▶

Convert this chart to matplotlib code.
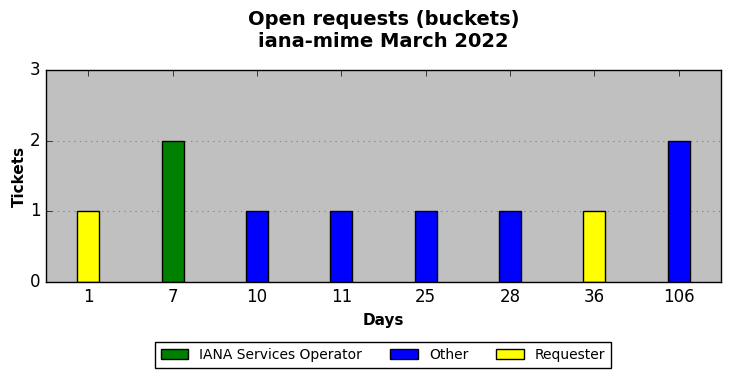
import matplotlib
matplotlib.use("Agg")
import matplotlib.pyplot as plt
import numpy as np

days = ["1", "7", "10", "11", "25", "28", "36", "106"]
iana = [0, 2, 0, 0, 0, 0, 0, 0]
other = [0, 0, 1, 1, 1, 1, 0, 2]
requester = [1, 0, 0, 0, 0, 0, 1, 0]

plt.style.use("classic")
fig = plt.figure(figsize=(7.3, 3.78), dpi=100)
ax = fig.add_axes([46 / 730, 1 - 282 / 378, 675 / 730, 212 / 378])
ax.set_facecolor("#c0c0c0")

x = np.arange(len(days))
w = 0.26
bottom = np.zeros(len(days))
series = [("IANA Services Operator", iana, "green"),
          ("Other", other, "blue"),
          ("Requester", requester, "yellow")]
for name, vals, col in series:
    vals = np.array(vals, dtype=float)
    mask = vals > 0
    ax.bar(x[mask], vals[mask], w, bottom=bottom[mask], color=col,
           edgecolor="black", linewidth=1, label=name, align="center")
    bottom += vals

ax.set_xlim(-0.5, len(days) - 0.5)
ax.set_ylim(0, 3)
ax.set_xticks(x)
ax.set_xticklabels(days, fontsize=12)
ax.set_yticks([0, 1, 2, 3])
ax.tick_params(axis="y", labelsize=12, right=False)
ax.yaxis.grid(True, linestyle=":", color="#888888", linewidth=0.8)
ax.set_axisbelow(True)
ax.set_xlabel("Days", fontsize=11, fontweight="bold")
ax.set_ylabel("Tickets", fontsize=11, fontweight="bold", labelpad=2)

fig.suptitle("Open requests (buckets)\niana-mime March 2022", fontsize=14,
             fontweight="bold", x=383.5 / 730, y=0.974)
fig.legend(loc="center", bbox_to_anchor=(383 / 730, 1 - 355 / 378), ncol=3,
           fontsize=10, fancybox=False, frameon=True, handlelength=2,
           columnspacing=2)

fig.savefig("out.png", dpi=100)
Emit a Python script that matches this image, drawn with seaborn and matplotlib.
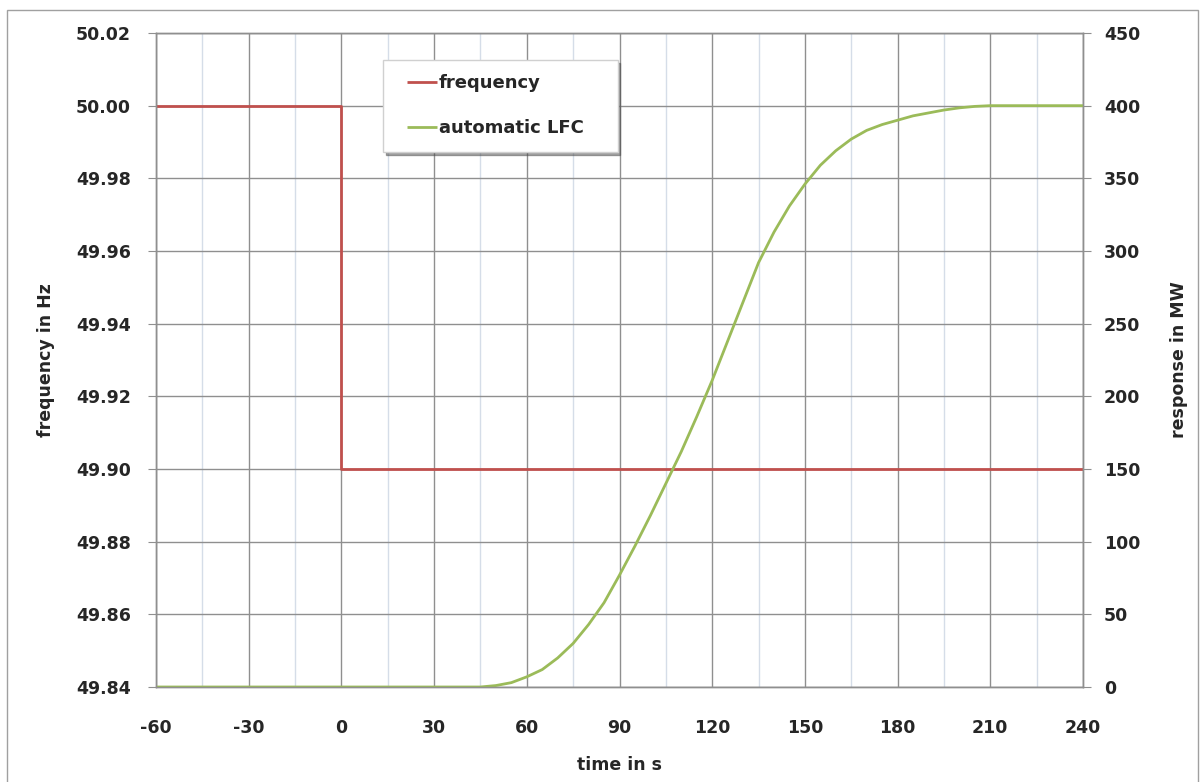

◀

◆ Task to complete
Can you restate all the records above word for word while dropping the pictures?

◆ Correct response
Convert this chart to matplotlib code.
import matplotlib
matplotlib.use("Agg")
import matplotlib.pyplot as plt
import numpy as np

days = ["1", "7", "10", "11", "25", "28", "36", "106"]
iana = [0, 2, 0, 0, 0, 0, 0, 0]
other = [0, 0, 1, 1, 1, 1, 0, 2]
requester = [1, 0, 0, 0, 0, 0, 1, 0]

plt.style.use("classic")
fig = plt.figure(figsize=(7.3, 3.78), dpi=100)
ax = fig.add_axes([46 / 730, 1 - 282 / 378, 675 / 730, 212 / 378])
ax.set_facecolor("#c0c0c0")

x = np.arange(len(days))
w = 0.26
bottom = np.zeros(len(days))
series = [("IANA Services Operator", iana, "green"),
          ("Other", other, "blue"),
          ("Requester", requester, "yellow")]
for name, vals, col in series:
    vals = np.array(vals, dtype=float)
    mask = vals > 0
    ax.bar(x[mask], vals[mask], w, bottom=bottom[mask], color=col,
           edgecolor="black", linewidth=1, label=name, align="center")
    bottom += vals

ax.set_xlim(-0.5, len(days) - 0.5)
ax.set_ylim(0, 3)
ax.set_xticks(x)
ax.set_xticklabels(days, fontsize=12)
ax.set_yticks([0, 1, 2, 3])
ax.tick_params(axis="y", labelsize=12, right=False)
ax.yaxis.grid(True, linestyle=":", color="#888888", linewidth=0.8)
ax.set_axisbelow(True)
ax.set_xlabel("Days", fontsize=11, fontweight="bold")
ax.set_ylabel("Tickets", fontsize=11, fontweight="bold", labelpad=2)

fig.suptitle("Open requests (buckets)\niana-mime March 2022", fontsize=14,
             fontweight="bold", x=383.5 / 730, y=0.974)
fig.legend(loc="center", bbox_to_anchor=(383 / 730, 1 - 355 / 378), ncol=3,
           fontsize=10, fancybox=False, frameon=True, handlelength=2,
           columnspacing=2)

fig.savefig("out.png", dpi=100)
Emit a Python script that matches this image, drawn with seaborn and matplotlib.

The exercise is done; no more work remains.